Simple Joys of the Past - One in a Series

A celebration of little pleasures, once common, that now are relegated to history by time, technology, or changing custom.

#1 - Waiting for J.D. Salinger to Die
When I first read Catcher in the Rye, Salinger was still a relatively young man in his early 60s, and roughly 15 years had passed since his last published work.  But his reputation as a reclusive genius was fully formed even in the early 1980s, complete with debate over whether he might die without ever releasing another story. 

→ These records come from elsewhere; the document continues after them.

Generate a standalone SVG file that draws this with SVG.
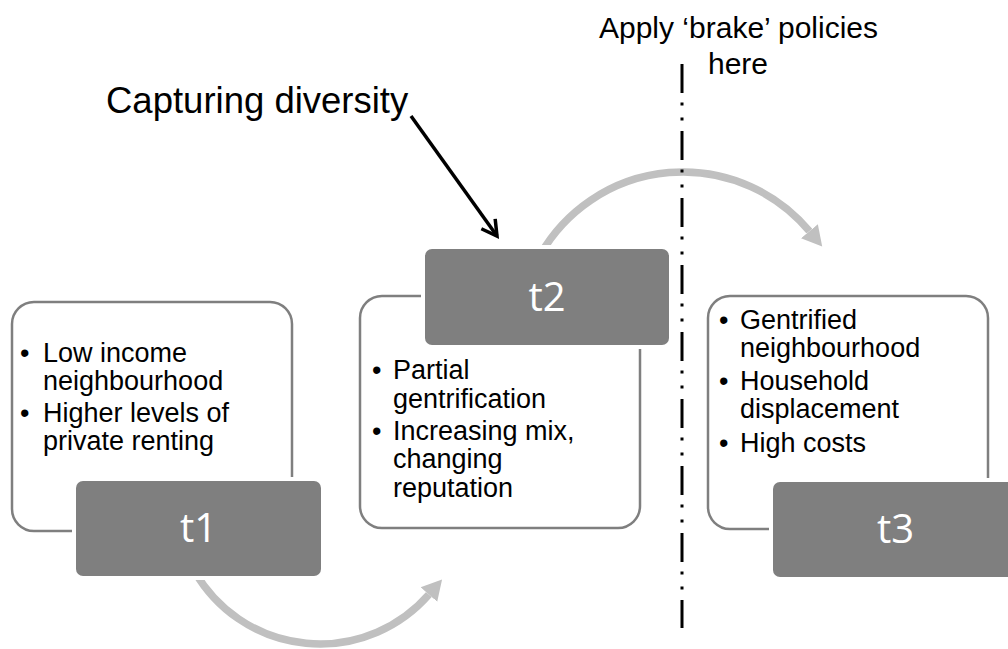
<svg xmlns="http://www.w3.org/2000/svg" width="1008" height="649" viewBox="0 0 1008 649">
<style>
.frame{fill:#fff;stroke:#7f7f7f;stroke-width:2.5}
.tbox{fill:#7f7f7f;stroke:#fff;stroke-width:8;paint-order:stroke}
.lbl{font-family:"Open Sans","Liberation Sans",sans-serif;font-size:40px;fill:#fff;text-anchor:middle}
.txt{font-family:"Liberation Sans",Arial,sans-serif;font-size:27px;fill:#000}
.big{font-family:"Liberation Sans",Arial,sans-serif;font-size:36.5px;fill:#000}
.mid{font-family:"Liberation Sans",Arial,sans-serif;font-size:30px;fill:#000;text-anchor:middle}
.arc{fill:none;stroke:#c0c0c0;stroke-width:7.5}
</style>
<defs>
<marker id="grayHead" markerUnits="userSpaceOnUse" viewBox="0 -12 22 24" refX="0" refY="0" markerWidth="22" markerHeight="24" orient="auto">
<path d="M0,-11 L20,0 L0,11 Z" fill="#c0c0c0"/>
</marker>
<marker id="blackHead" markerUnits="userSpaceOnUse" viewBox="-20 -12 24 24" refX="0" refY="0" markerWidth="24" markerHeight="24" orient="auto">
<path d="M-15,-8.5 L0,0 L-15,8.5" fill="none" stroke="#000" stroke-width="3.5"/>
</marker>
</defs>

<g id="connectors">
<path class="arc" d="M194.9,571.8 A144.5,144.5 0 0 0 428.9,594.5" marker-end="url(#grayHead)"/>
<path class="arc" d="M540.5,254.3 A164.5,164.5 0 0 1 809.4,231.2" marker-end="url(#grayHead)"/>
<path d="M411,116 L497,236" fill="none" stroke="#000" stroke-width="3.5" marker-end="url(#blackHead)"/>
<line x1="682" y1="64" x2="682" y2="628" stroke="#000" stroke-width="3" stroke-dasharray="29 9.5 3 12 3 10.5"/>
</g>

<g id="t1">
<rect class="frame" x="12" y="302" width="280" height="229" rx="22"/>
<text class="txt" x="20" y="362">•</text>
<text class="txt" x="43" y="362">Low income</text>
<text class="txt" x="43" y="390">neighbourhood</text>
<text class="txt" x="20" y="422">•</text>
<text class="txt" x="43" y="422">Higher levels of</text>
<text class="txt" x="43" y="450">private renting</text>
<rect class="tbox" x="76" y="481" width="245" height="95" rx="7"/>
<text class="lbl" x="198.5" y="542">t1</text>
</g>

<g id="t2">
<rect class="frame" x="360" y="296" width="280" height="232" rx="22"/>
<rect class="tbox" x="425" y="249" width="244" height="96" rx="7"/>
<text class="lbl" x="547" y="311">t2</text>
<text class="txt" x="372" y="379">•</text>
<text class="txt" x="393" y="379">Partial</text>
<text class="txt" x="393" y="408">gentrification</text>
<text class="txt" x="372" y="440">•</text>
<text class="txt" x="393" y="440">Increasing mix,</text>
<text class="txt" x="393" y="468">changing</text>
<text class="txt" x="393" y="497">reputation</text>
</g>

<g id="t3">
<rect class="frame" x="708" y="296" width="280" height="233" rx="22"/>
<text class="txt" x="719" y="329">•</text>
<text class="txt" x="740" y="329">Gentrified</text>
<text class="txt" x="740" y="357">neighbourhood</text>
<text class="txt" x="719" y="390">•</text>
<text class="txt" x="740" y="390">Household</text>
<text class="txt" x="740" y="418">displacement</text>
<text class="txt" x="719" y="452">•</text>
<text class="txt" x="740" y="452">High costs</text>
<rect class="tbox" x="773" y="482" width="245" height="95" rx="7"/>
<text class="lbl" x="895.5" y="543">t3</text>
</g>

<g id="capturing">
<text class="big" x="106" y="113">Capturing diversity</text>
</g>

<g id="brake">
<text class="mid" x="738.5" y="38">Apply ‘brake’ policies</text>
<text class="mid" x="738" y="74">here</text>
</g>
</svg>
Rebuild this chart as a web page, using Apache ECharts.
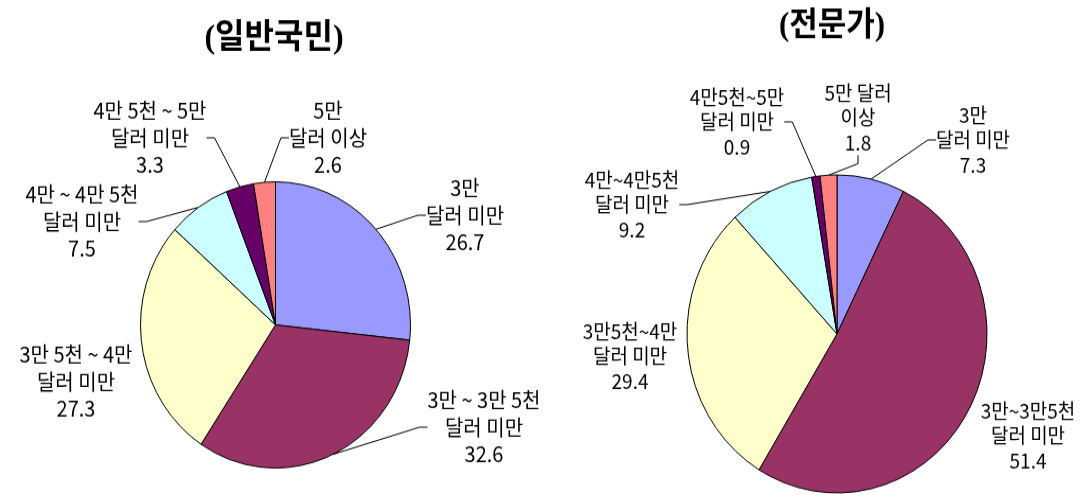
<!DOCTYPE html>
<html>
<head>
<meta charset="utf-8">
<script src="https://cdn.jsdelivr.net/npm/echarts@6/dist/echarts.min.js"></script>
<style>
  html, body { margin: 0; padding: 0; background: #ffffff; }
  body { width: 1086px; height: 494px; overflow: hidden; }
  /* the chart is drawn slightly compressed and stretched back vertically */
  #chart { width: 1086px; height: 466px; transform: scaleY(1.06); transform-origin: 0 0; }
</style>
</head>
<body>
<div id="chart"></div>
<script>
// Income brackets (US dollars), clockwise from 12 o'clock
const publicCategories = ['3만\n달러 미만', '3만 ~ 3만 5천\n달러 미만', '3만 5천 ~ 4만\n달러 미만',
  '4만 ~ 4만 5천\n달러 미만', '4만 5천 ~ 5만\n달러 미만', '5만\n달러 이상'];
const expertCategories = ['3만\n달러 미만', '3만~3만5천\n달러 미만', '3만5천~4만\n달러 미만',
  '4만~4만5천\n달러 미만', '4만5천~5만\n달러 미만', '5만 달러\n이상'];

// Shares (%)
const publicValues = [26.7, 32.6, 27.3, 7.5, 3.3, 2.6];
const expertValues = [7.3, 51.4, 29.4, 9.2, 0.9, 1.8];

const titles = ['(일반국민)', '(전문가)'];

const sliceColors = ['#9999FF', '#993366', '#FFFFCC', '#CCFFFF', '#660066', '#FF8080'];

// label anchor points (label centres) for each pie
const publicLabelPos = [[465, 203], [484, 403], [76, 360], [82, 209], [150, 130], [328, 130]];
const expertLabelPos = [[973, 132], [1028, 411], [630, 336], [632, 193], [737, 115], [858, 111]];
// slices whose labels sit right against the pie and need no leader line
const publicNoLine = [2];
const expertNoLine = [1, 2];

const FONT = '"Noto Sans CJK KR", "Noto Sans", sans-serif';
const TITLE_FONT = '"Liberation Serif", "Noto Sans CJK KR", serif';

function buildData(names, values, noLine) {
  return names.map((n, i) => {
    const d = { name: n, value: values[i], itemStyle: { color: sliceColors[i] } };
    if (noLine.indexOf(i) >= 0) d.labelLine = { show: false };
    return d;
  });
}

function pieSeries(names, values, noLine, center, radius, labelPos, fontSize, lineHeight) {
  return {
    type: 'pie',
    center: center,
    radius: radius,
    startAngle: 90,
    clockwise: true,
    avoidLabelOverlap: false,
    animation: false,
    silent: true,
    itemStyle: { borderColor: '#000000', borderWidth: 1 },
    label: {
      show: true,
      position: 'outside',
      formatter: p => p.name + '\n' + p.value,
      color: '#000000',
      fontFamily: FONT,
      fontSize: fontSize,
      lineHeight: lineHeight,
      align: 'center'
    },
    labelLine: {
      show: true,
      length: 10,
      length2: 8,
      lineStyle: { color: '#000000', width: 1 }
    },
    labelLayout: function (params) {
      const p = labelPos[params.dataIndex];
      return { x: p[0], y: p[1], align: 'center', verticalAlign: 'middle' };
    },
    emphasis: { disabled: true },
    data: buildData(names, values, noLine)
  };
}

const chart = echarts.init(document.getElementById('chart'), null, { renderer: 'canvas' });
chart.setOption({
  backgroundColor: '#ffffff',
  title: [
    {
      text: titles[0], left: 274, top: 21, textAlign: 'center', padding: 0,
      textStyle: { fontFamily: TITLE_FONT, fontWeight: 'bold', fontSize: 32, color: '#000000' }
    },
    {
      text: titles[1], left: 832, top: 9, textAlign: 'center', padding: 0,
      textStyle: { fontFamily: TITLE_FONT, fontWeight: 'bold', fontSize: 31, color: '#000000' }
    }
  ],
  series: [
    pieSeries(publicCategories, publicValues, publicNoLine, [275.5, 306.5], 135, publicLabelPos, 20, 25.5),
    pieSeries(expertCategories, expertValues, expertNoLine, [837, 315], 150, expertLabelPos, 19, 23.6)
  ]
});
</script>
</body>
</html>
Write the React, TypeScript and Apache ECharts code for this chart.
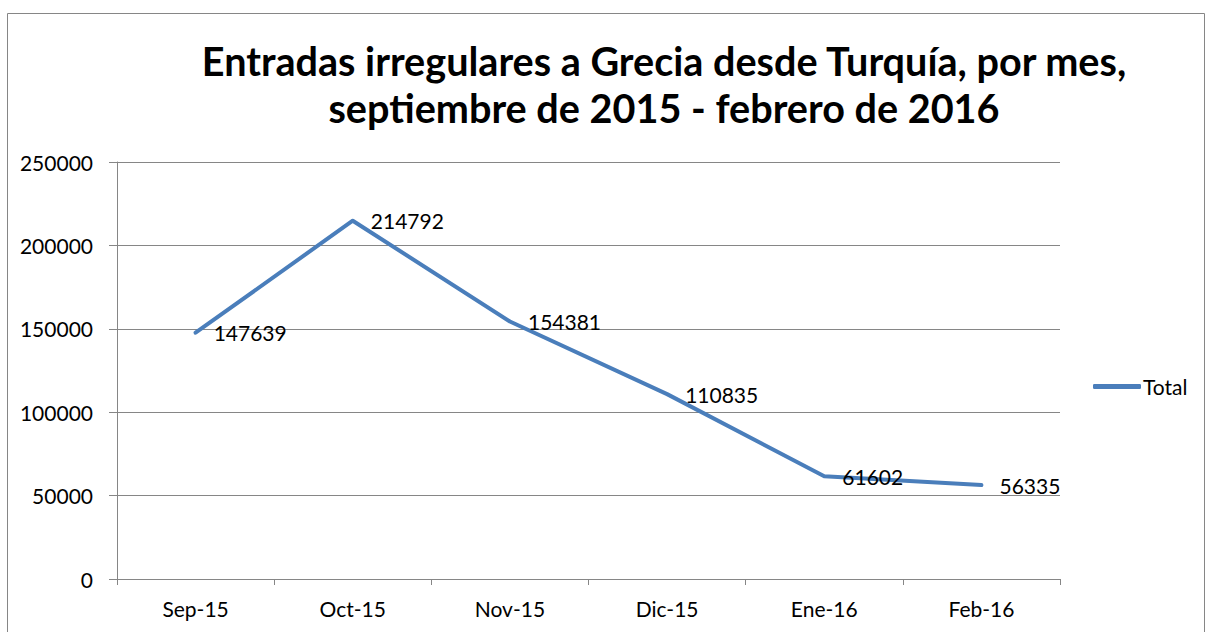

Over the years, Salinger's reputation grew in direct proportion to the urgency of that debate, which gradually morphed into a kind of literary deathwatch as he became an old man.  We all grew older, and we re-read Nine Stories and Raise High the Roof Beams, Carpenter and wrestled with the feeling that he was somehow - deliberately and personally - slighting us by staying away.  Our musings went from "Will he publish again?" to "When will that stubborn old bugger finally die, for chrissakes?"  After all, nearly 60 years elapsed after Catcher, and all the world had to show for it was a handful of short stories and novellas, and the most committed and complete withdrawal from the public eye in modern literary history.  And so, fans of J.D. Salinger fell into the habit each January 1 of casting a mental eye toward Connecticut and sending slightly rueful birthday wishes to the old hermit who refused to either publish or perish.

And then, on January 28, 2010, Mr. Salinger finally proved he was more mortal than his stories.  Although we've since discovered that he wrote almost constantly until the end of his life, he never did publish another word.  Bastard.  Maybe those writings will be published posthumously.  But whatever joy we may someday gain from reading them, I don't think it can ever compare to the creepy, obsessive pleasure we derived from waiting for their creator to kick the bucket.